:: WORK INSTRUCTIONS ::
Reproduce nothing but the lines from the start of the material through the line that includes "const xLabels = d3.range(-30, 5, 2);", both ends included, and omit every picture.

+ + + + +

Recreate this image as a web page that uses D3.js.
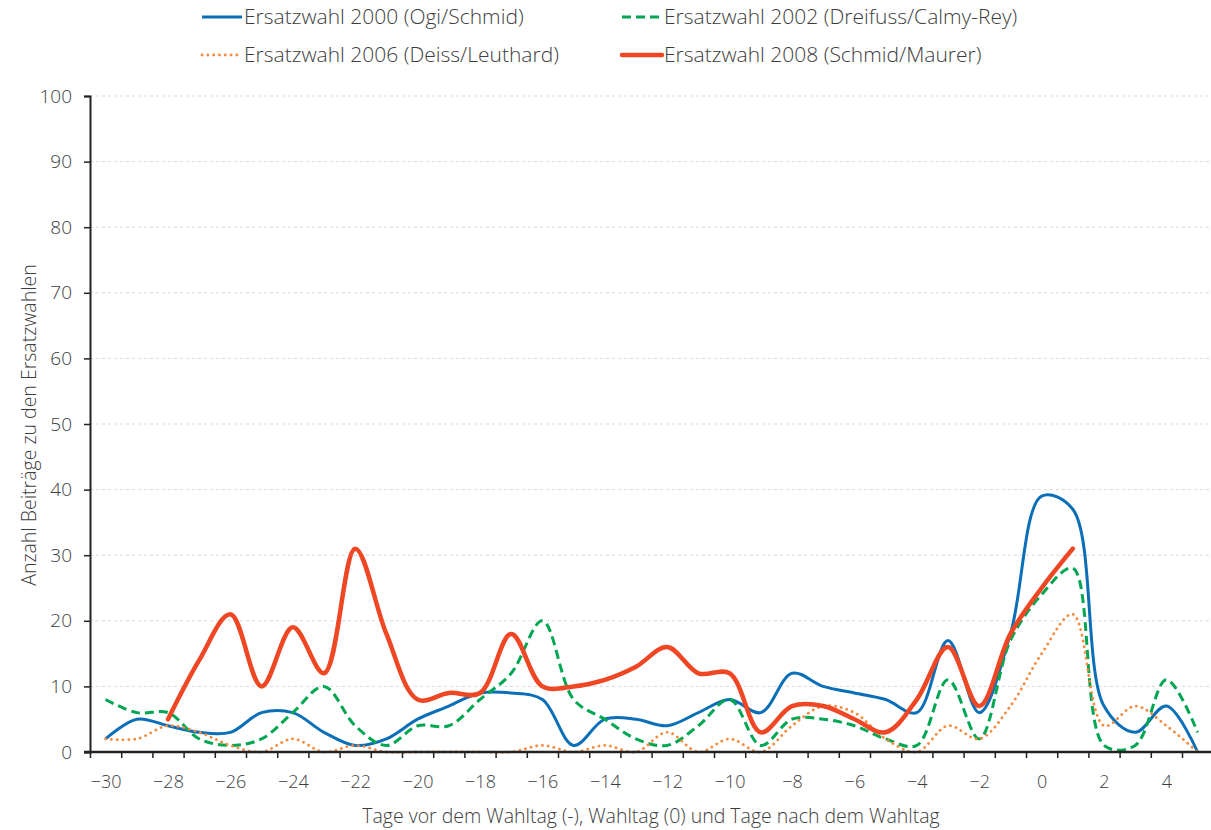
<!DOCTYPE html>
<html>
<head>
<meta charset="utf-8">
<script src="https://cdn.jsdelivr.net/npm/d3@7"></script>
<style>
  body { margin: 0; background: #fff; }
  text { font-family: "Open Sans", "DejaVu Sans", sans-serif; font-weight: 300; }
</style>
</head>
<body>
<script>
// Days relative to the election day
const days = d3.range(-30, 6);

// Number of articles per day (null = no value)
const wahl2000 = [2, 5, 4, 3, 3, 6, 6, 3, 1, 2, 5, 7, 9, 9, 8, 1, 5, 5, 4, 6, 8, 6, 12, 10, 9, 8, 6, 17, 6, 18, 39, 37, 7, 3, 7, 0];
const wahl2002 = [8, 6, 6, 2, 1, 2, 6, 10, 4, 1, 4, 4, 8, 12, 20, 8, 5, 2, 1, 4, 8, 1, 5, 5, 4, 2, 1, 11, 2, 17, 24, 28, 1, 1, 11, 3];
const wahl2006 = [2, 2, 4, 3, 1, 0, 2, 0, 1, 0, 0, 0, 0, 0, 1, 0, 1, 0, 3, 0, 2, 0, 4, 7, 6, 2, 0, 4, 2, 7, 15, 21, 4, 7, 4, 0];
const wahl2008 = [null, null, 5, 14, 21, 10, 19, 12, 31, 18, 8, 9, 9, 18, 10, 10, 11, 13, 16, 12, 12, 3, 7, 7, 5, 3, 8, 16, 7, 18, 25, 31, null, null, null, null];

const seriesNames = [
    "Ersatzwahl 2000 (Ogi/Schmid)",
    "Ersatzwahl 2002 (Dreifuss/Calmy-Rey)",
    "Ersatzwahl 2006 (Deiss/Leuthard)",
    "Ersatzwahl 2008 (Schmid/Maurer)"
];
const yTicks = d3.range(0, 101, 10);
const xLabels = d3.range(-30, 5, 2);

const width = 1211, height = 830;
const margin = { left: 90, top: 96, bottom: 78 };
const textColor = "#3d3d3d";

const svg = d3.select("body")
    .append("svg")
    .attr("width", width)
    .attr("height", height);

// Category axis: each day occupies one slot, ticks sit between slots
const x = d3.scaleLinear()
    .domain([-30.5, 5.5])
    .range([margin.left, margin.left + 36 * 31.2]);

const y = d3.scaleLinear()
    .domain([0, 100])
    .range([height - margin.bottom, margin.top]);

// Gridlines
svg.append("g")
    .selectAll("line")
    .data(yTicks.slice(1))
    .enter().append("line")
    .attr("x1", margin.left)
    .attr("x2", width)
    .attr("y1", d => y(d))
    .attr("y2", d => y(d))
    .attr("stroke", "#d9d9d9")
    .attr("stroke-width", 1)
    .attr("stroke-dasharray", "3,3");

// Series styles
const series = [
    { name: seriesNames[0], values: wahl2000, color: "#0a6fb7", width: 3, dash: null, cap: "butt" },
    { name: seriesNames[1], values: wahl2002, color: "#00a651", width: 3, dash: "9,5", cap: "butt" },
    { name: seriesNames[2], values: wahl2006, color: "#f58a3c", width: 2.8, dash: "0.1,5.7", cap: "round" },
    { name: seriesNames[3], values: wahl2008, color: "#ef4623", width: 4.5, dash: null, cap: "round" }
];

const line = d3.line()
    .x(d => x(d[0]))
    .y(d => y(d[1]))
    .curve(d3.curveCatmullRom.alpha(0.5));

svg.append("g")
    .selectAll("path")
    .data(series)
    .enter().append("path")
    .attr("fill", "none")
    .attr("stroke", d => d.color)
    .attr("stroke-width", d => d.width)
    .attr("stroke-dasharray", d => d.dash)
    .attr("stroke-linecap", d => d.cap)
    .attr("stroke-linejoin", "round")
    .attr("d", d => line(days.map((day, i) => [day, d.values[i]]).filter(p => p[1] != null)));

// Y axis
const yAxis = svg.append("g")
    .attr("transform", `translate(${margin.left},0)`)
    .call(d3.axisLeft(y).tickValues(yTicks).tickSize(6).tickPadding(12));
yAxis.select(".domain").attr("stroke", "#222").attr("stroke-width", 2);
yAxis.selectAll(".tick line").attr("stroke", "#222").attr("stroke-width", 1.5);
yAxis.selectAll("text").style("font-size", "19px").style("fill", textColor);

// X axis: tick marks between days
const xAxis = svg.append("g")
    .attr("transform", `translate(0,${y(0)})`)
    .call(d3.axisBottom(x).tickValues(d3.range(-30.5, 5.6, 1)).tickSize(6).tickFormat(""));
xAxis.select(".domain").remove();
xAxis.selectAll(".tick line").attr("stroke", "#222").attr("stroke-width", 1.5);
svg.append("line")
    .attr("x1", margin.left - 6)
    .attr("x2", width)
    .attr("y1", y(0))
    .attr("y2", y(0))
    .attr("stroke", "#222")
    .attr("stroke-width", 2.5);

// X tick labels, every second day
const xLab = svg.append("g")
    .attr("transform", `translate(0,${y(0)})`)
    .call(d3.axisBottom(x).tickValues(xLabels).tickSize(0).tickPadding(23));
xLab.select(".domain").remove();
xLab.selectAll("text").style("font-size", "18px").style("fill", textColor);

// Axis titles
svg.append("text")
    .attr("x", 651)
    .attr("y", 823)
    .attr("text-anchor", "middle")
    .style("font-size", "19.5px")
    .style("fill", textColor)
    .text("Tage vor dem Wahltag (-), Wahltag (0) und Tage nach dem Wahltag");

svg.append("text")
    .attr("transform", "translate(36,425) rotate(-90)")
    .attr("text-anchor", "middle")
    .style("font-size", "19.5px")
    .style("fill", textColor)
    .text("Anzahl Beiträge zu den Ersatzwahlen");

// Legend
const legendPos = [[202, 17], [622, 17], [202, 55], [622, 55]];
const legend = svg.append("g")
    .selectAll("g")
    .data(series)
    .enter().append("g")
    .attr("transform", (d, i) => `translate(${legendPos[i][0]},${legendPos[i][1]})`);

legend.append("line")
    .attr("x1", 0)
    .attr("x2", 40)
    .attr("stroke", d => d.color)
    .attr("stroke-width", d => d.width)
    .attr("stroke-dasharray", d => d.dash)
    .attr("stroke-linecap", d => d.cap);

legend.append("text")
    .attr("x", 42)
    .attr("dy", "0.35em")
    .style("font-size", "21px")
    .style("fill", textColor)
    .text(d => d.name);
</script>
</body>
</html>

+ + + + +

:: SOLVED PROBLEM ::
Recreate this image as a web page that uses D3.js.
<!DOCTYPE html>
<html>
<head>
<meta charset="utf-8">
<script src="https://cdn.jsdelivr.net/npm/d3@7"></script>
<style>
  body { margin: 0; background: #fff; }
  text { font-family: "Open Sans", "DejaVu Sans", sans-serif; font-weight: 300; }
</style>
</head>
<body>
<script>
// Days relative to the election day
const days = d3.range(-30, 6);

// Number of articles per day (null = no value)
const wahl2000 = [2, 5, 4, 3, 3, 6, 6, 3, 1, 2, 5, 7, 9, 9, 8, 1, 5, 5, 4, 6, 8, 6, 12, 10, 9, 8, 6, 17, 6, 18, 39, 37, 7, 3, 7, 0];
const wahl2002 = [8, 6, 6, 2, 1, 2, 6, 10, 4, 1, 4, 4, 8, 12, 20, 8, 5, 2, 1, 4, 8, 1, 5, 5, 4, 2, 1, 11, 2, 17, 24, 28, 1, 1, 11, 3];
const wahl2006 = [2, 2, 4, 3, 1, 0, 2, 0, 1, 0, 0, 0, 0, 0, 1, 0, 1, 0, 3, 0, 2, 0, 4, 7, 6, 2, 0, 4, 2, 7, 15, 21, 4, 7, 4, 0];
const wahl2008 = [null, null, 5, 14, 21, 10, 19, 12, 31, 18, 8, 9, 9, 18, 10, 10, 11, 13, 16, 12, 12, 3, 7, 7, 5, 3, 8, 16, 7, 18, 25, 31, null, null, null, null];

const seriesNames = [
    "Ersatzwahl 2000 (Ogi/Schmid)",
    "Ersatzwahl 2002 (Dreifuss/Calmy-Rey)",
    "Ersatzwahl 2006 (Deiss/Leuthard)",
    "Ersatzwahl 2008 (Schmid/Maurer)"
];
const yTicks = d3.range(0, 101, 10);
const xLabels = d3.range(-30, 5, 2);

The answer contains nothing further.